IBM's abandoned Kubernetes ML platform: a fossil from 2017
FfDL was IBM's attempt to run TensorFlow and PyTorch as a service on Kubernetes—now frozen in read-only mode.

What it does
FfDL (“fiddle”) deploys deep learning training jobs—TensorFlow, Caffe, PyTorch, Keras—onto Kubernetes clusters via Helm charts. It handles the plumbing: S3-backed storage, GPU scheduling, Grafana dashboards, and a CLI for job submission. Think of it as an early, on-prem alternative to SageMaker or Google AI Platform.
The interesting bit
The project is explicitly dead: “This repository will not be updated.” What’s left is a time capsule of 2017-era ML infrastructure—complete with Kubeadm-DIND support for local testing and a migration path to IBM’s Watson Studio cloud service.

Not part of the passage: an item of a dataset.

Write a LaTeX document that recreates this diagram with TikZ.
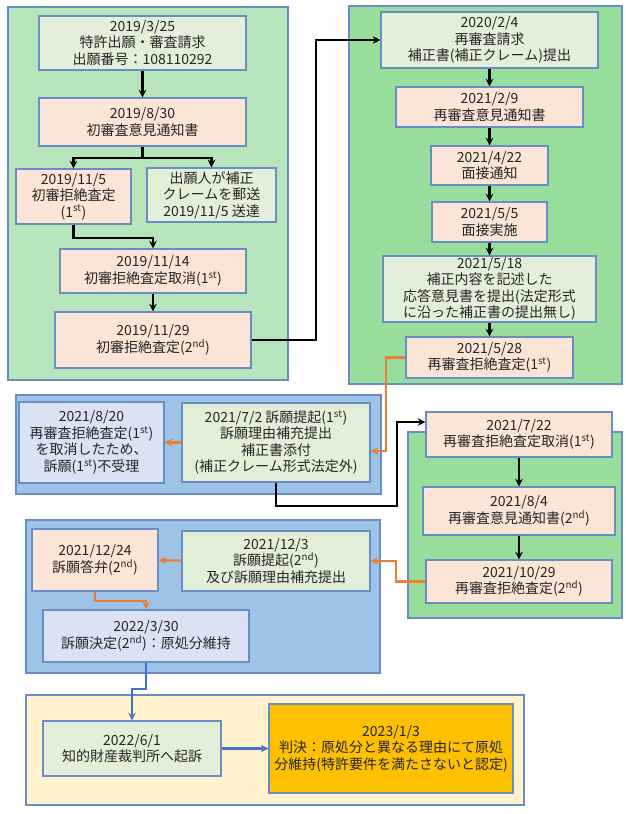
\documentclass[tikz,border=0pt]{standalone}
\usepackage{fontspec}
\setmainfont{Noto Sans CJK JP}
\usepackage{tikz}
\definecolor{PanelGreen}{HTML}{B6E5BC}
\definecolor{PanelGreenB}{HTML}{97DD9B}
\definecolor{PanelBlue}{HTML}{9DC3E6}
\definecolor{PanelYellow}{HTML}{FFF2CC}
\definecolor{BoxGreen}{HTML}{E2F0D9}
\definecolor{BoxPeach}{HTML}{FBE5D6}
\definecolor{BoxBlue}{HTML}{DAE3F3}
\definecolor{BoxGold}{HTML}{FFC000}
\definecolor{Edge}{HTML}{6A8EC4}
\definecolor{LinkOrange}{HTML}{ED7D31}
\definecolor{LinkBlue}{HTML}{4472C4}

\begin{document}
\begin{tikzpicture}[x=1pt,y=-1pt,
  box/.style={draw=Edge,line width=1.4pt,inner sep=0pt,align=center,
    text=black!85,font=\fontsize{14}{16.5}\selectfont},
  panel/.style={draw=Edge,line width=1.4pt},
  link/.style={->,>=stealth,line width=2.3pt},
]
\useasboundingbox (0,0) rectangle (626,814);
% first exam | re-exam
% appeal 1   | re-exam 2
% appeal 2
% court
\filldraw[panel,fill=PanelGreen]  (8,7)    rectangle (288,380);
\filldraw[panel,fill=PanelGreenB] (349,6)  rectangle (622,384);
\filldraw[panel,fill=PanelBlue]   (16,395) rectangle (381,494);
\filldraw[panel,fill=PanelGreenB] (408,432) rectangle (622,618);
\filldraw[panel,fill=PanelBlue]   (26,520) rectangle (380,673);
\filldraw[panel,fill=PanelYellow] (26,695) rectangle (524,805);
%
\newcommand{\eventbox}[7]{
  \node[box,fill=#6,minimum width=#4-#2,minimum height=#5-#3]
    (#1) at ({(#2+#4)/2},{(#3+#5)/2}) {#7};
}
%
\eventbox{filing}{39}{16}{246}{70}{BoxGreen}{2019/3/25\\特許出願・審査請求\\出願番号：108110292}
\eventbox{notice}{39}{98}{246}{146}{BoxPeach}{2019/8/30\\初審査意見通知書}
\eventbox{reject}{16}{169}{131}{224}{BoxPeach}{2019/11/5\\初審拒絶査定\\(1\textsuperscript{st})}
\eventbox{mailed}{147}{168}{276}{222}{BoxGreen}{出願人が補正\\クレームを郵送\\2019/11/5 送達}
\eventbox{cancel}{60}{249}{246}{293}{BoxPeach}{2019/11/14\\初審拒絶査定取消(1\textsuperscript{st})}
\eventbox{rejecttwo}{55}{312}{251}{368}{BoxPeach}{2019/11/29\\初審拒絶査定(2\textsuperscript{nd})}
%
\eventbox{reexam}{381}{12}{598}{68}{BoxGreen}{2020/2/4\\再審査請求\\補正書(補正クレーム)提出}
\eventbox{renotice}{396}{87}{583}{127}{BoxPeach}{2021/2/9\\再審査意見通知書}
\eventbox{callnote}{431}{146}{548}{185}{BoxPeach}{2021/4/22\\面接通知}
\eventbox{interview}{432}{202}{547}{242}{BoxPeach}{2021/5/5\\面接実施}
\eventbox{reply}{383}{256}{596}{322}{BoxGreen}{2021/5/18\\補正内容を記述した\\応答意見書を提出(法定形式\\に沿った補正書の提出無し)}
\eventbox{rereject}{406}{337}{573}{378}{BoxPeach}{2021/5/28\\再審査拒絶査定(1\textsuperscript{st})}
%
\eventbox{dismiss}{19}{402}{164}{483}{BoxBlue}{2021/8/20\\再審査拒絶査定(1\textsuperscript{st})\\を取消したため、\\訴願(1\textsuperscript{st})不受理}
\eventbox{appeal}{182}{403}{370}{482}{BoxGreen}{2021/7/2 訴願提起(1\textsuperscript{st})\\訴願理由補充提出\\補正書添付\\(補正クレーム形式法定外)}
\eventbox{recancel}{426}{412}{612}{457}{BoxPeach}{2021/7/22\\再審査拒絶査定取消(1\textsuperscript{st})}
\eventbox{renoticetwo}{423}{487}{615}{535}{BoxPeach}{2021/8/4\\再審査意見通知書(2\textsuperscript{nd})}
\eventbox{rerejecttwo}{426}{560}{612}{603}{BoxPeach}{2021/10/29\\再審査拒絶査定(2\textsuperscript{nd})}
%
\eventbox{answer}{32}{529}{158}{591}{BoxPeach}{2021/12/24\\訴願答弁(2\textsuperscript{nd})}
\eventbox{appealtwo}{182}{531}{370}{591}{BoxGreen}{2021/12/3\\訴願提起(2\textsuperscript{nd})\\及び訴願理由補充提出}
\eventbox{decision}{43}{610}{249}{662}{BoxBlue}{2022/3/30\\訴願決定(2\textsuperscript{nd})：原処分維持}
\eventbox{suit}{43}{721}{221}{776}{BoxGreen}{2022/6/1\\知的財産裁判所へ起訴}
\eventbox{judgment}{269}{704}{513}{793}{BoxGold}{2023/1/3\\判決：原処分と異なる理由にて原処\\分維持(特許要件を満たさないと認定)}
%
\draw[link] (filing) -- (notice);
\draw[link] (notice.south) -- ++(0,11) coordinate (split) -| (reject.north);
\draw[link] (split) -| (mailed.north);
\draw[link] (reject.south) -- ++(0,13) -| (cancel.north);
\draw[link] (cancel) -- (rejecttwo);
\draw[link] (rejecttwo.east) -- ++(64,0) |- (reexam.west);
\draw[link] (reexam) -- (renotice);
\draw[link] (renotice) -- (callnote);
\draw[link] (callnote) -- (interview);
\draw[link] (interview) -- (reply);
\draw[link] (reply) -- (rereject);
\draw[link,LinkOrange] (rereject.west) -- ++(-19,0) |- ([yshift=-8.5pt]appeal.east);
\draw[link,LinkOrange] (appeal) -- (dismiss);
\draw[link] (appeal.south) -- ++(0,23) -| (397,480) |- ([yshift=12.5pt]recancel.west);
\draw[link] (recancel) -- (renoticetwo);
\draw[link] (renoticetwo) -- (rerejecttwo);
\draw[link,LinkOrange] (rerejecttwo.west) -- ++(-29,0) |- (appealtwo.east);
\draw[link,LinkOrange] (appealtwo) -- (answer);
\draw[link,LinkOrange] (answer.south) -- ++(0,9) -| (decision.north);
\draw[link,LinkBlue] (decision.south) -- ++(0,26) -| (suit.north);
\draw[link,LinkBlue] (suit) -- (judgment);
\end{tikzpicture}
\end{document}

The architecture diagram shows a classic microservices maze: REST API, lifecycle manager, learner pods, and object storage plugins all chatting through Kubernetes.
Key highlights
- Framework-agnostic training with GPU support and Jupyter notebook integration
- Helm-based deployment with explicit IBM Cloud storage class dependencies (
ibmc-file-gold) - Built-in adversarial robustness testing via IBM’s ART toolkit
- Model serving through Seldon integration
- Minimum footprint: 4GB RAM, 3 CPUs—modest by today’s standards
Caveats
- Read-only archive; no patches, no security updates
- Only tested on Mac OS and Linux; Windows is unsupported
- Storage plugin headaches are documented in the troubleshooting section—jobs get “stuck in pending” without correct S3 credentials
Verdict
Worth a look if you’re studying how early Kubernetes ML platforms were architected, or maintaining legacy IBM infrastructure. Everyone else should use Kubeflow, Ray, or a managed cloud service instead.